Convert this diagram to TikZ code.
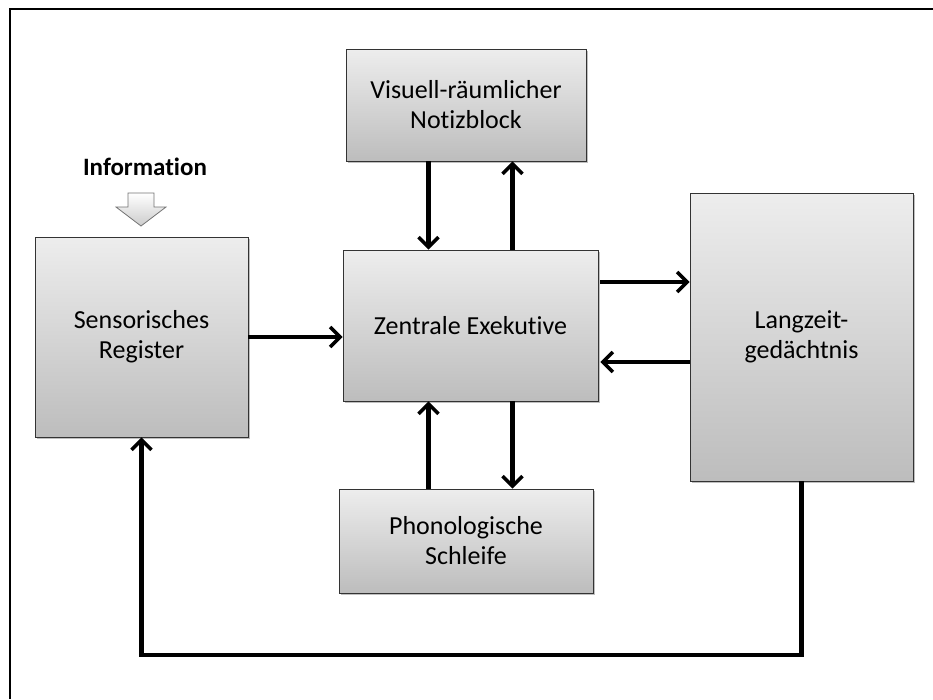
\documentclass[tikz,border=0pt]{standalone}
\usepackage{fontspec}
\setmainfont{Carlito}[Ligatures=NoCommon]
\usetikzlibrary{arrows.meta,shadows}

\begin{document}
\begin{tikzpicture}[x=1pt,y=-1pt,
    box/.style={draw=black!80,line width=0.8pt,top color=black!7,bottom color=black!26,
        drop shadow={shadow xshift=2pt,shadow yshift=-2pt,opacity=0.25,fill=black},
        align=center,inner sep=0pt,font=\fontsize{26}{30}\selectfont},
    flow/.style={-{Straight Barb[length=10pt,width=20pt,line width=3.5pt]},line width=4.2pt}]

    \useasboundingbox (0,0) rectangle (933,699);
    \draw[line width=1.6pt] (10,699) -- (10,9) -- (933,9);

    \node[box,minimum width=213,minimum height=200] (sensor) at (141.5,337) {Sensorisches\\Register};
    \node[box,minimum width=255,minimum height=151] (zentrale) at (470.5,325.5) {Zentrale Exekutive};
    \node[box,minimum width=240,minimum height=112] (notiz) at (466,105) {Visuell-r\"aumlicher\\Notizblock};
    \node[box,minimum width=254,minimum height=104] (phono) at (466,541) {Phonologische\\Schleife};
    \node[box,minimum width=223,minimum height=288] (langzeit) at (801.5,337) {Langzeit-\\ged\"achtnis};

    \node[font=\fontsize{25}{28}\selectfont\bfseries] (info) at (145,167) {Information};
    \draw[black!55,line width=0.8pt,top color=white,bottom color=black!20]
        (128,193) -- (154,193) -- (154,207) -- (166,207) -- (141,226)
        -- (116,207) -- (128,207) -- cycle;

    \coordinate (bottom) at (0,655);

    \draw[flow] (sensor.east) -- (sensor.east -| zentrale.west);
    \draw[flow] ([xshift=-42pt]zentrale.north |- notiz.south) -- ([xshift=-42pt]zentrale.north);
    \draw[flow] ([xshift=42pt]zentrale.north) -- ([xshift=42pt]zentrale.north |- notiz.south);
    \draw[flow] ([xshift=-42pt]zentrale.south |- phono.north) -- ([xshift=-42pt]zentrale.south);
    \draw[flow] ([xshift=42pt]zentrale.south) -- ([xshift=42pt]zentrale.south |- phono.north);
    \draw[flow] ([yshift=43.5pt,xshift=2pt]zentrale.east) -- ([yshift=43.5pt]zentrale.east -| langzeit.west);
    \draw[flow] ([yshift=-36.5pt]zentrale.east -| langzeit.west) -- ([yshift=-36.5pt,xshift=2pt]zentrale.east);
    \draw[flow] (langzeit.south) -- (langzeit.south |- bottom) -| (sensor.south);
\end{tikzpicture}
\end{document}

• [Task instructions]:
Please write out all the data again word for word, but not the pictures.

• [Result of this exercise]:
Convert this diagram to TikZ code.
\documentclass[tikz,border=0pt]{standalone}
\usepackage{fontspec}
\setmainfont{Carlito}[Ligatures=NoCommon]
\usetikzlibrary{arrows.meta,shadows}

\begin{document}
\begin{tikzpicture}[x=1pt,y=-1pt,
    box/.style={draw=black!80,line width=0.8pt,top color=black!7,bottom color=black!26,
        drop shadow={shadow xshift=2pt,shadow yshift=-2pt,opacity=0.25,fill=black},
        align=center,inner sep=0pt,font=\fontsize{26}{30}\selectfont},
    flow/.style={-{Straight Barb[length=10pt,width=20pt,line width=3.5pt]},line width=4.2pt}]

    \useasboundingbox (0,0) rectangle (933,699);
    \draw[line width=1.6pt] (10,699) -- (10,9) -- (933,9);

    \node[box,minimum width=213,minimum height=200] (sensor) at (141.5,337) {Sensorisches\\Register};
    \node[box,minimum width=255,minimum height=151] (zentrale) at (470.5,325.5) {Zentrale Exekutive};
    \node[box,minimum width=240,minimum height=112] (notiz) at (466,105) {Visuell-r\"aumlicher\\Notizblock};
    \node[box,minimum width=254,minimum height=104] (phono) at (466,541) {Phonologische\\Schleife};
    \node[box,minimum width=223,minimum height=288] (langzeit) at (801.5,337) {Langzeit-\\ged\"achtnis};

    \node[font=\fontsize{25}{28}\selectfont\bfseries] (info) at (145,167) {Information};
    \draw[black!55,line width=0.8pt,top color=white,bottom color=black!20]
        (128,193) -- (154,193) -- (154,207) -- (166,207) -- (141,226)
        -- (116,207) -- (128,207) -- cycle;

    \coordinate (bottom) at (0,655);

    \draw[flow] (sensor.east) -- (sensor.east -| zentrale.west);
    \draw[flow] ([xshift=-42pt]zentrale.north |- notiz.south) -- ([xshift=-42pt]zentrale.north);
    \draw[flow] ([xshift=42pt]zentrale.north) -- ([xshift=42pt]zentrale.north |- notiz.south);
    \draw[flow] ([xshift=-42pt]zentrale.south |- phono.north) -- ([xshift=-42pt]zentrale.south);
    \draw[flow] ([xshift=42pt]zentrale.south) -- ([xshift=42pt]zentrale.south |- phono.north);
    \draw[flow] ([yshift=43.5pt,xshift=2pt]zentrale.east) -- ([yshift=43.5pt]zentrale.east -| langzeit.west);
    \draw[flow] ([yshift=-36.5pt]zentrale.east -| langzeit.west) -- ([yshift=-36.5pt,xshift=2pt]zentrale.east);
    \draw[flow] (langzeit.south) -- (langzeit.south |- bottom) -| (sensor.south);
\end{tikzpicture}
\end{document}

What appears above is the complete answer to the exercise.